= SET TASK =
Filter the records below down to lines containing "matplotlib".

___ THE DATA ___

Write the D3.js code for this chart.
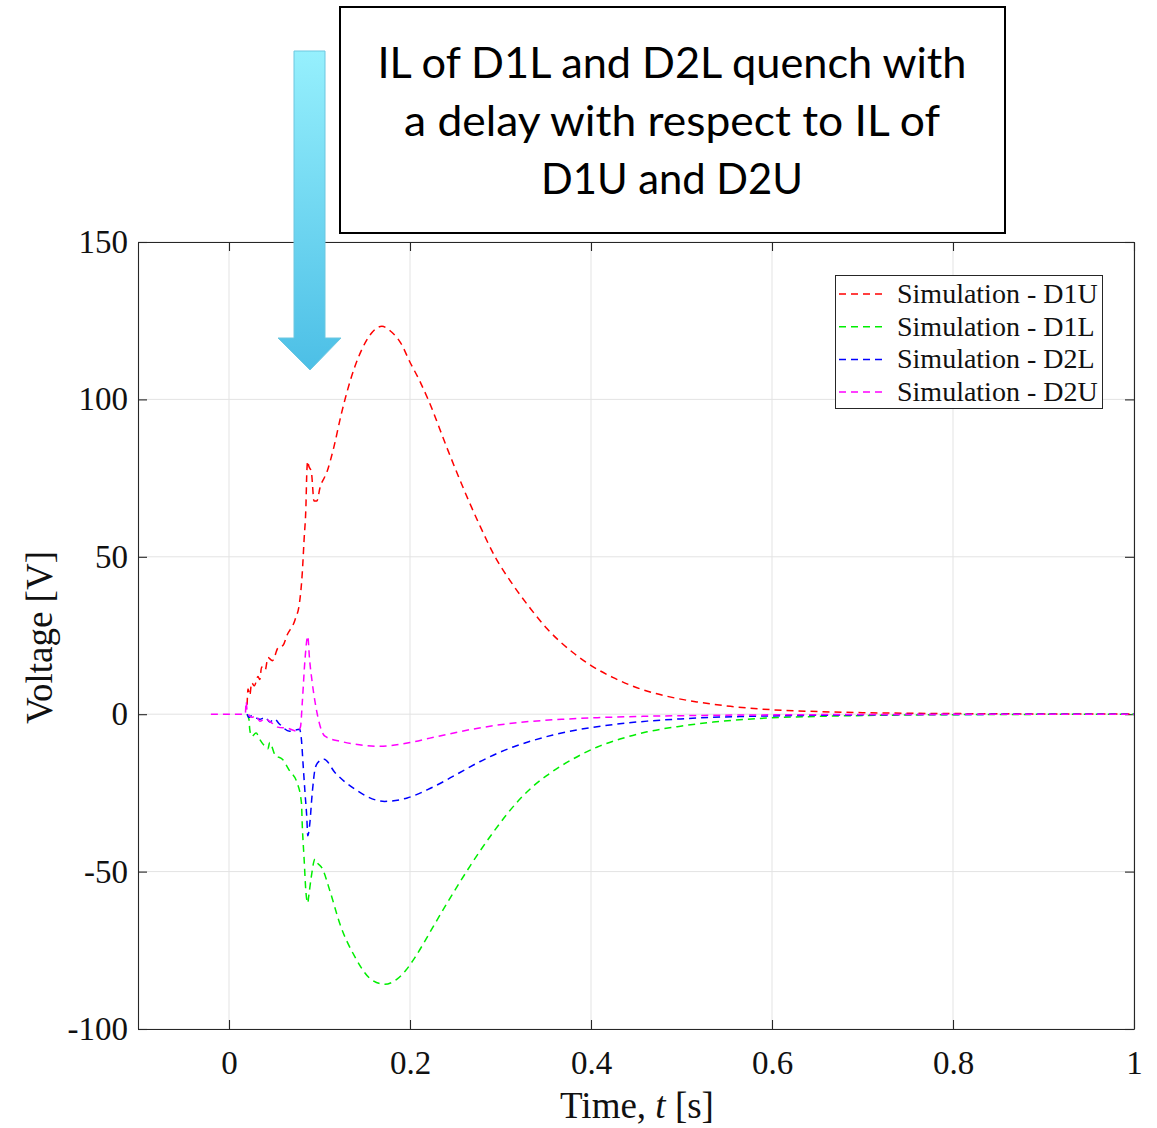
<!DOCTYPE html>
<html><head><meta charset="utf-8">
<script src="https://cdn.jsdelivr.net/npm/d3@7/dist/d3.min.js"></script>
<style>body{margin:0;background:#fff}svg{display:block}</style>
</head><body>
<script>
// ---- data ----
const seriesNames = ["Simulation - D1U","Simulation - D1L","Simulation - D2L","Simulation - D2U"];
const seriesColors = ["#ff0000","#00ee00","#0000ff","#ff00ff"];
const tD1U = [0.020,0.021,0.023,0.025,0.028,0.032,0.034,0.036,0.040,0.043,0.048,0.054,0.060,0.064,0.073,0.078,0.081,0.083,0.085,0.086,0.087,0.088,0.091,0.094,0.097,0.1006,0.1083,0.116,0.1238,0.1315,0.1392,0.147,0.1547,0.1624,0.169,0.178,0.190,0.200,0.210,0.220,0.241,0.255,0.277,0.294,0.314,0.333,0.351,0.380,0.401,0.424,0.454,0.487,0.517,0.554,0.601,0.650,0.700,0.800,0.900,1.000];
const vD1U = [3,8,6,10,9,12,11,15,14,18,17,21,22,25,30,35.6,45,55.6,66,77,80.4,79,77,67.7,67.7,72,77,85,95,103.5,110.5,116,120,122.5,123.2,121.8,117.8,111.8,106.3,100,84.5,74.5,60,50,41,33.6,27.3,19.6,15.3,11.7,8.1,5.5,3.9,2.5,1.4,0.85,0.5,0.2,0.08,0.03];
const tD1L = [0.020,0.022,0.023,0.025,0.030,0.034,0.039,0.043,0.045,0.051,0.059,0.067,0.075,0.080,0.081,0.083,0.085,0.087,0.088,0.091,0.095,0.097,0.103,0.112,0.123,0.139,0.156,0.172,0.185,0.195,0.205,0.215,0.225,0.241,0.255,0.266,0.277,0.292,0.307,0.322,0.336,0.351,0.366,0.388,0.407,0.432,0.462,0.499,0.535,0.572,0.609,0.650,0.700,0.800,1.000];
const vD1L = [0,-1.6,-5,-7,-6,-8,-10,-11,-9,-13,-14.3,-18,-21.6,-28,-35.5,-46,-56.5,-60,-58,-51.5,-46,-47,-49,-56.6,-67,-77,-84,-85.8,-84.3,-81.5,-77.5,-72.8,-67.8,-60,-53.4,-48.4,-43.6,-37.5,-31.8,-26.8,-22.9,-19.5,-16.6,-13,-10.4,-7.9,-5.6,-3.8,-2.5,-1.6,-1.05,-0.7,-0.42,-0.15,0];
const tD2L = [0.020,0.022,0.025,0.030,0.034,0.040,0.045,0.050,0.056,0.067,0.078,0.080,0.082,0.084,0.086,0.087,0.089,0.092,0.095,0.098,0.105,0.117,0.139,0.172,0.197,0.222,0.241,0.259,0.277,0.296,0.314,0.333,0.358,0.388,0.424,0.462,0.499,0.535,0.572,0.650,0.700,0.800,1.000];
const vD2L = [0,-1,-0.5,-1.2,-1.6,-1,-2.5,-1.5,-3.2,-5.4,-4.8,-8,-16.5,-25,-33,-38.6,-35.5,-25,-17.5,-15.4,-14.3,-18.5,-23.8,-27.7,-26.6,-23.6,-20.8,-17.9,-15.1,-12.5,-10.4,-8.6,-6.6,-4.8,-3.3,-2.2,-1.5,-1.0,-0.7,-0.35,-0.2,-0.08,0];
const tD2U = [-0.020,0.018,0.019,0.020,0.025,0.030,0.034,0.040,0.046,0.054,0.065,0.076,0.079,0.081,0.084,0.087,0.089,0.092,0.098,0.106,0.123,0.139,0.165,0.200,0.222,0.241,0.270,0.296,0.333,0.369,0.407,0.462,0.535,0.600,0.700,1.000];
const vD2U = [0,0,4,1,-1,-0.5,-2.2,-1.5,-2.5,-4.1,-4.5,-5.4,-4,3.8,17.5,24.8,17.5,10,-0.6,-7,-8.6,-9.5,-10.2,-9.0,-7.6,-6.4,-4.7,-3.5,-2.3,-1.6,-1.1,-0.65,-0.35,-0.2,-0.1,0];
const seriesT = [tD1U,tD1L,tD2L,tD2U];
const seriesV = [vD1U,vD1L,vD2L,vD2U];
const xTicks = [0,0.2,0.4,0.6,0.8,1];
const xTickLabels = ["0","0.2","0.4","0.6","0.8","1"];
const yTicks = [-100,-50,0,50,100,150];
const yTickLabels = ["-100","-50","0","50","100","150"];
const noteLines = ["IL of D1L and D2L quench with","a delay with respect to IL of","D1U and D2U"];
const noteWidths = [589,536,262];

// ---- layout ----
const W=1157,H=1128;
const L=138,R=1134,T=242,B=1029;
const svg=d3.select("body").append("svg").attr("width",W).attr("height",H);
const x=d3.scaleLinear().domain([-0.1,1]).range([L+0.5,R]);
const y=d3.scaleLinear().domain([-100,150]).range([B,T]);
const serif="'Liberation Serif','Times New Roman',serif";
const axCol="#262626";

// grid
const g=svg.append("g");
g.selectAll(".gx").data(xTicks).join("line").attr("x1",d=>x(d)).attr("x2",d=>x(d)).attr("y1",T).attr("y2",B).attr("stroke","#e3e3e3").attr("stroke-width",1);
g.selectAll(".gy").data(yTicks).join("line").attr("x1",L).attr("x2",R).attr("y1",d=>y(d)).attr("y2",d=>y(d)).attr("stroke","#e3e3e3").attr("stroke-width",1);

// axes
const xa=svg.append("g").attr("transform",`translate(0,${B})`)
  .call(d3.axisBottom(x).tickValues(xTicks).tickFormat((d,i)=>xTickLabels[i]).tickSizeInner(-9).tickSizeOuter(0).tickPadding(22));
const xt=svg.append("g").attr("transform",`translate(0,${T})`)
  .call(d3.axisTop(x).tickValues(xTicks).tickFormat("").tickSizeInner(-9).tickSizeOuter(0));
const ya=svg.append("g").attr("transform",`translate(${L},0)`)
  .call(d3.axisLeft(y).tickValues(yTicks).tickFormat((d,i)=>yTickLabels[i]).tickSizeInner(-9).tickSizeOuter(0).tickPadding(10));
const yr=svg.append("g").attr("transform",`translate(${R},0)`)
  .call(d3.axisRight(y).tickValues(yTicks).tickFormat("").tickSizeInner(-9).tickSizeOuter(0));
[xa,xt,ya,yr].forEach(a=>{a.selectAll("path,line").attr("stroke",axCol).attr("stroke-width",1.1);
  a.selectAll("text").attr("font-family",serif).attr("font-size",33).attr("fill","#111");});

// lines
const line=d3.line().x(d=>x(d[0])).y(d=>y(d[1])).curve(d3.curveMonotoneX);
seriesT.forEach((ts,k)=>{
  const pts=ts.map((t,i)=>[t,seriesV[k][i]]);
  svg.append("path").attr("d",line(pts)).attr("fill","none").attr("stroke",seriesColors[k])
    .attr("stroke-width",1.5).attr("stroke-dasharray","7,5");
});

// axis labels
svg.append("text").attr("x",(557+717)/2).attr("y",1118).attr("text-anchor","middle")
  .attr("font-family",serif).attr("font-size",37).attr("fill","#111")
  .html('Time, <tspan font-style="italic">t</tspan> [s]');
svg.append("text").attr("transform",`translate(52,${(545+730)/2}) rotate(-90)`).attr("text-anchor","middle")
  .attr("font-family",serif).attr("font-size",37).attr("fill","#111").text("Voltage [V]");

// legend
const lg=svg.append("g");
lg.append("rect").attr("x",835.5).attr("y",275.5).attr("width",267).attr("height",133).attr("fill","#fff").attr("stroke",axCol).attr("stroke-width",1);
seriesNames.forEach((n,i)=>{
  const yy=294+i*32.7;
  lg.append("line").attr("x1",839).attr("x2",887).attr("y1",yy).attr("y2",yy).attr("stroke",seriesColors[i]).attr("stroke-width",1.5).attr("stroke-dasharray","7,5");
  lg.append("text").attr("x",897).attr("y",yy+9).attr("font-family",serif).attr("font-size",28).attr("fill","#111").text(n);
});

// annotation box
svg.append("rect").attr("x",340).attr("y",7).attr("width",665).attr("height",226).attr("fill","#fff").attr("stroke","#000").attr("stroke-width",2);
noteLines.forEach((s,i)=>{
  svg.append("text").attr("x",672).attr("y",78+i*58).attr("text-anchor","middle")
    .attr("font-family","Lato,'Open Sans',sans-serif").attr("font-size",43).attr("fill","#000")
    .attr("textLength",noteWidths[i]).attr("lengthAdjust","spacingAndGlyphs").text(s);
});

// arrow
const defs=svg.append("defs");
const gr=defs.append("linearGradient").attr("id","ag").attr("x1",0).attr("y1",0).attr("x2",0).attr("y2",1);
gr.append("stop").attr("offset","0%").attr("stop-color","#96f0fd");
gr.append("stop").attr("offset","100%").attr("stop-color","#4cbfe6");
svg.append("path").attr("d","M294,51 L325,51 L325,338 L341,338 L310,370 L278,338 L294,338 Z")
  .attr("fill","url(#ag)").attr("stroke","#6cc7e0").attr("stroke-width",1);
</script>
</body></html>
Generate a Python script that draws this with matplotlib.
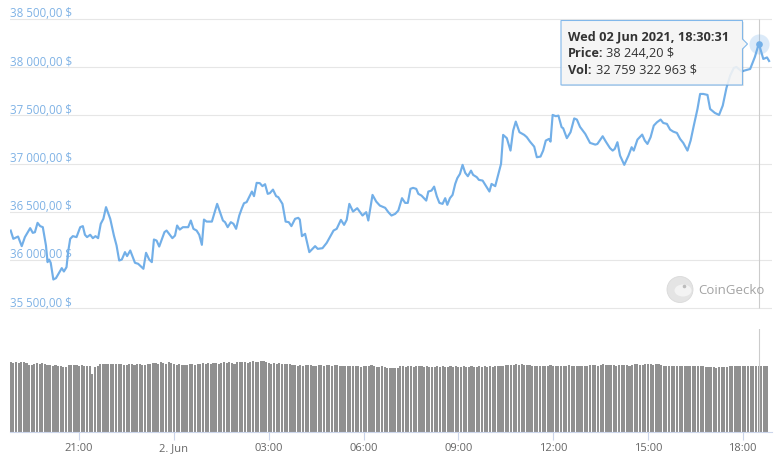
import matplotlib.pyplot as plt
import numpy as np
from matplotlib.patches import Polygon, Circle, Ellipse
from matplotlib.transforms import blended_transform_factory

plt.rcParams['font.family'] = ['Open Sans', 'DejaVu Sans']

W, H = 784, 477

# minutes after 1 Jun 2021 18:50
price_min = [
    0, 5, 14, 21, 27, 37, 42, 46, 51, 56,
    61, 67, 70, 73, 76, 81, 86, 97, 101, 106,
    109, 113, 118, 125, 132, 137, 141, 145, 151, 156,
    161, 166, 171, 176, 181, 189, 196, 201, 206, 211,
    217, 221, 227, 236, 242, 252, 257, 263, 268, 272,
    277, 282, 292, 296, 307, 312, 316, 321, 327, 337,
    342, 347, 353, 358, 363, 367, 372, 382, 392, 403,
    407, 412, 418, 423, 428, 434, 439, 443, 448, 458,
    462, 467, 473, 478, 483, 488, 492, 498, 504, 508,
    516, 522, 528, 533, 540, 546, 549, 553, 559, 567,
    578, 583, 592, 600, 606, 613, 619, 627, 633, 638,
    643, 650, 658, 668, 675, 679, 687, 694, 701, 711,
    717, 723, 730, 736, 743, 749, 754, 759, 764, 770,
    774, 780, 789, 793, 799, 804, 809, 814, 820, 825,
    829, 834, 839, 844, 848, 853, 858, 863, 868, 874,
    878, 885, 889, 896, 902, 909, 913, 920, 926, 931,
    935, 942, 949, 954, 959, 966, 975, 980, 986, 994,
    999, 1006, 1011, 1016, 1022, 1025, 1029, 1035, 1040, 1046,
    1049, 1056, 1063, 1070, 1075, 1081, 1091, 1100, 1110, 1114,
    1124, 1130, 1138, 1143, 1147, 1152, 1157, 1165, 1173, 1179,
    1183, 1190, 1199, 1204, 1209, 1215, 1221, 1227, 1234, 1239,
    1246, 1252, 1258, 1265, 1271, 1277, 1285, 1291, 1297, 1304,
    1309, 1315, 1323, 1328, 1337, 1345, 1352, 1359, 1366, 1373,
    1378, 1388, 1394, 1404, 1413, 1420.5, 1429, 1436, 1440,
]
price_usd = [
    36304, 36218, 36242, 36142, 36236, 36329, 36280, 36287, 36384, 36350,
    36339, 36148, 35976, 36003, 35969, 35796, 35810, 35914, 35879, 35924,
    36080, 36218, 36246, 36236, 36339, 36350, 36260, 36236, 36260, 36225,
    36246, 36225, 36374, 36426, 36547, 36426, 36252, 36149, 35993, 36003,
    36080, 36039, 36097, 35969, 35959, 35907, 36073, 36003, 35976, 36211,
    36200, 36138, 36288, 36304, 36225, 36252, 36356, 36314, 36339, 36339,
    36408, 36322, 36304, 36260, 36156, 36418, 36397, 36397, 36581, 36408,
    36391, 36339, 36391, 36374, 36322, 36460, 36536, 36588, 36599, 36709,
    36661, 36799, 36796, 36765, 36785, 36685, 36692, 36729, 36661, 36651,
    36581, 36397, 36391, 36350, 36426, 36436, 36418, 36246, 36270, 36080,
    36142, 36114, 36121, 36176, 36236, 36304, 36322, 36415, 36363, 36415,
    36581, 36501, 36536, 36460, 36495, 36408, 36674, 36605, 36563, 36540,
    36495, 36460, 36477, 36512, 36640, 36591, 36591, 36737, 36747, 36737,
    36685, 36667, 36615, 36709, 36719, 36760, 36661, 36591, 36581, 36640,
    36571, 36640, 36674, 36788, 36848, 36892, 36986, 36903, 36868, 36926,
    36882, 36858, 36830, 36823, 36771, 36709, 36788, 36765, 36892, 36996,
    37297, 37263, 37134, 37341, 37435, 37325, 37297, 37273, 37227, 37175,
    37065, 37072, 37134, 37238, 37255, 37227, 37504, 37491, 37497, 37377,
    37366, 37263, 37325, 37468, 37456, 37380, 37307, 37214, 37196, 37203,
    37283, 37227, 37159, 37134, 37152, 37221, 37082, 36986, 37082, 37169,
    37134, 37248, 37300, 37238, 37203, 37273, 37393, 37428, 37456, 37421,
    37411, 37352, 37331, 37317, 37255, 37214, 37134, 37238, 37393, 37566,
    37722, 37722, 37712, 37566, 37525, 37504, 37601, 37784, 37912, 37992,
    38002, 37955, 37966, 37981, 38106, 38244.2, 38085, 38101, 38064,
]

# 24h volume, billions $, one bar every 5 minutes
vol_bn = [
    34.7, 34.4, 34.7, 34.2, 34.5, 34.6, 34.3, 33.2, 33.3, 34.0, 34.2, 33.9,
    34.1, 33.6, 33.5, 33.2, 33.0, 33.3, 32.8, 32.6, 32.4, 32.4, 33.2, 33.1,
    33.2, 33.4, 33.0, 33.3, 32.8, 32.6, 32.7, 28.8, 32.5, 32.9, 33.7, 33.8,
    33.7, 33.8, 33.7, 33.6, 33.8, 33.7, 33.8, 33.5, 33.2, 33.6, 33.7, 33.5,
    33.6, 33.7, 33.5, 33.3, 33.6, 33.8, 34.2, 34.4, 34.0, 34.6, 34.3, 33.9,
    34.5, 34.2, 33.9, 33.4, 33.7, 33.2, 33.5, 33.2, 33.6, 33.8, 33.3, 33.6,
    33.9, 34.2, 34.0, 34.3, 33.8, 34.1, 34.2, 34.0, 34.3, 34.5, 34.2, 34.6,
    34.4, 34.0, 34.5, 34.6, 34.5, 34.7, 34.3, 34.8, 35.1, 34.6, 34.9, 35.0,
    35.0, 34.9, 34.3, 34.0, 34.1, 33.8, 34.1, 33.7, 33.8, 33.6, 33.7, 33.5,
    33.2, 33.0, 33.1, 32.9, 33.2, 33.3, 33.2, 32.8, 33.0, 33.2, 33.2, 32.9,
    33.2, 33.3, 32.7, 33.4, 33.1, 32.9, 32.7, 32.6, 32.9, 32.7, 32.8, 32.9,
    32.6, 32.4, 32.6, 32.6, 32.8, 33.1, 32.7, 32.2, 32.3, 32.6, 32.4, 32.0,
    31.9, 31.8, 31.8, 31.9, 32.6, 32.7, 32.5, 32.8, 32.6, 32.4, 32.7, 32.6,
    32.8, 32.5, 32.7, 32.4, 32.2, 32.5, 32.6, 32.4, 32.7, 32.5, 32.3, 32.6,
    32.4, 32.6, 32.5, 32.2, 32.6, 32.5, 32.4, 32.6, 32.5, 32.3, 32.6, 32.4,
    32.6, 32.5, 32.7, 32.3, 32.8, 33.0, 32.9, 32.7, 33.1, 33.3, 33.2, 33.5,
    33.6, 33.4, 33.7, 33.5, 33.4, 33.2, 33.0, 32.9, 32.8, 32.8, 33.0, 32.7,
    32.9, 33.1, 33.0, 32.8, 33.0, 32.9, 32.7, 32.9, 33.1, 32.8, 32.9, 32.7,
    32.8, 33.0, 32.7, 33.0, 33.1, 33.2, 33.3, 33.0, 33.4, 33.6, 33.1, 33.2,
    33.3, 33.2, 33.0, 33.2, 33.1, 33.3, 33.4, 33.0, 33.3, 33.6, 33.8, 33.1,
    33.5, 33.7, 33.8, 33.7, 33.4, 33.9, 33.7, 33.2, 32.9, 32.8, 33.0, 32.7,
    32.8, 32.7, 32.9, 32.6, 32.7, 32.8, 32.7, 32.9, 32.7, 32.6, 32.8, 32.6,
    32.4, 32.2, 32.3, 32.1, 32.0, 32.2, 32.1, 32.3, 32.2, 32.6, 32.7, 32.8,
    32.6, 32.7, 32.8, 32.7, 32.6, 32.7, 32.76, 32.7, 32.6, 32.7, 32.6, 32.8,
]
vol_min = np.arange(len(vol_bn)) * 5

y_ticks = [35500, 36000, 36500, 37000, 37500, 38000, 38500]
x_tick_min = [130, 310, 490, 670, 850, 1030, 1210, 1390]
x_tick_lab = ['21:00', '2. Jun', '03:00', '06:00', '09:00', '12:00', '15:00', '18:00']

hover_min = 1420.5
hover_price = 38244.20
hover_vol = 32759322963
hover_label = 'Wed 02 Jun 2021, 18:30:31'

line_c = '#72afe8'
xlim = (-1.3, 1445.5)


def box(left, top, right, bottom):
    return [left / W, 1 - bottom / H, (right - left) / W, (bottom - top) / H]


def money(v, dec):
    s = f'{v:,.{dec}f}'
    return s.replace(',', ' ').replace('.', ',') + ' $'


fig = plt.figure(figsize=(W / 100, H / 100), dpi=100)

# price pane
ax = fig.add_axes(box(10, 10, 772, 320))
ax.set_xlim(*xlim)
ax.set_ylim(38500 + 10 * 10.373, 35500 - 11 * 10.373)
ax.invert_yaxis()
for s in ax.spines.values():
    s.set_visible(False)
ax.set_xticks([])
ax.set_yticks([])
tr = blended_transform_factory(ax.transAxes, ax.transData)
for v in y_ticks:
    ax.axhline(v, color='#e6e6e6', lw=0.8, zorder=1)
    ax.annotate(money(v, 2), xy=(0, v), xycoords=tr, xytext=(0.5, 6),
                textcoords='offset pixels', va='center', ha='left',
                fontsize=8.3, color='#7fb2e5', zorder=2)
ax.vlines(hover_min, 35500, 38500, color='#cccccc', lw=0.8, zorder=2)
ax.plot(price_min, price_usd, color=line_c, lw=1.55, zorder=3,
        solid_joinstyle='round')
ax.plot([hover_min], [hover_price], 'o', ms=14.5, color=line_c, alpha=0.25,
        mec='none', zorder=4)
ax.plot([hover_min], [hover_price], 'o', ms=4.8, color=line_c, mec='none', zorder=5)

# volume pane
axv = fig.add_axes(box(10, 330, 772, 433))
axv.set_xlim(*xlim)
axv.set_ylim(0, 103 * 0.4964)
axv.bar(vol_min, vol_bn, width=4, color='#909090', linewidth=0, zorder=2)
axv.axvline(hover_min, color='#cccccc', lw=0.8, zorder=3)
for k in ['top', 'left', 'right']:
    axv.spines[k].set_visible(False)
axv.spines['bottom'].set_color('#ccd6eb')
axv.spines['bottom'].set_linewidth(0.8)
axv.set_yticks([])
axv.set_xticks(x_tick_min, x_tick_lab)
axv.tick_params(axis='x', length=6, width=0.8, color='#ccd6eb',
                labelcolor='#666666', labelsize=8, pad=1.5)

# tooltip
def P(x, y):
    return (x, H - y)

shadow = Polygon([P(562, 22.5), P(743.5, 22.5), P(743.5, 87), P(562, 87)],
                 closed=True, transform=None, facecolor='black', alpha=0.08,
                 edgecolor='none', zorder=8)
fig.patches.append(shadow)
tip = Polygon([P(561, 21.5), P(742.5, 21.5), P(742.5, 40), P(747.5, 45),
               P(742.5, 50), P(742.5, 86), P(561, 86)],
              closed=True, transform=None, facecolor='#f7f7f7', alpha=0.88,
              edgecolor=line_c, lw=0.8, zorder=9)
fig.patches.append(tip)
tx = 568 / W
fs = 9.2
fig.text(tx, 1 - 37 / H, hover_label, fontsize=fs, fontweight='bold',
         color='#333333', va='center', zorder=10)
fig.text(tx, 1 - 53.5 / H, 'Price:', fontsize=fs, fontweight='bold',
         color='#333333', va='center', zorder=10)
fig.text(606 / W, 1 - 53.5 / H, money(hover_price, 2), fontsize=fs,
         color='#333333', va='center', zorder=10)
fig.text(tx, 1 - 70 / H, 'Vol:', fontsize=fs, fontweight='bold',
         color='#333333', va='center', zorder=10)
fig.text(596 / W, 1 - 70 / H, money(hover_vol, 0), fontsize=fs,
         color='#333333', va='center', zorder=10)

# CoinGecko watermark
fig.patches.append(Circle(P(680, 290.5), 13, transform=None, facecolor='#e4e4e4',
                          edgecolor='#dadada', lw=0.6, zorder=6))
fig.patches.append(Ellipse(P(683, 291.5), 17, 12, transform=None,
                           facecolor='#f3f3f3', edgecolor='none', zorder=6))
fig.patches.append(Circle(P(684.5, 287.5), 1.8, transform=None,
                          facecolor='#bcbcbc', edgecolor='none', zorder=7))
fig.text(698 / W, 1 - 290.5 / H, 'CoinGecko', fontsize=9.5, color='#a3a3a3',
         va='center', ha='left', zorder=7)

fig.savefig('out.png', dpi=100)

___

= SOLUTION =
Generate a Python script that draws this with matplotlib.
import matplotlib.pyplot as plt
from matplotlib.patches import Polygon, Circle, Ellipse
from matplotlib.transforms import blended_transform_factory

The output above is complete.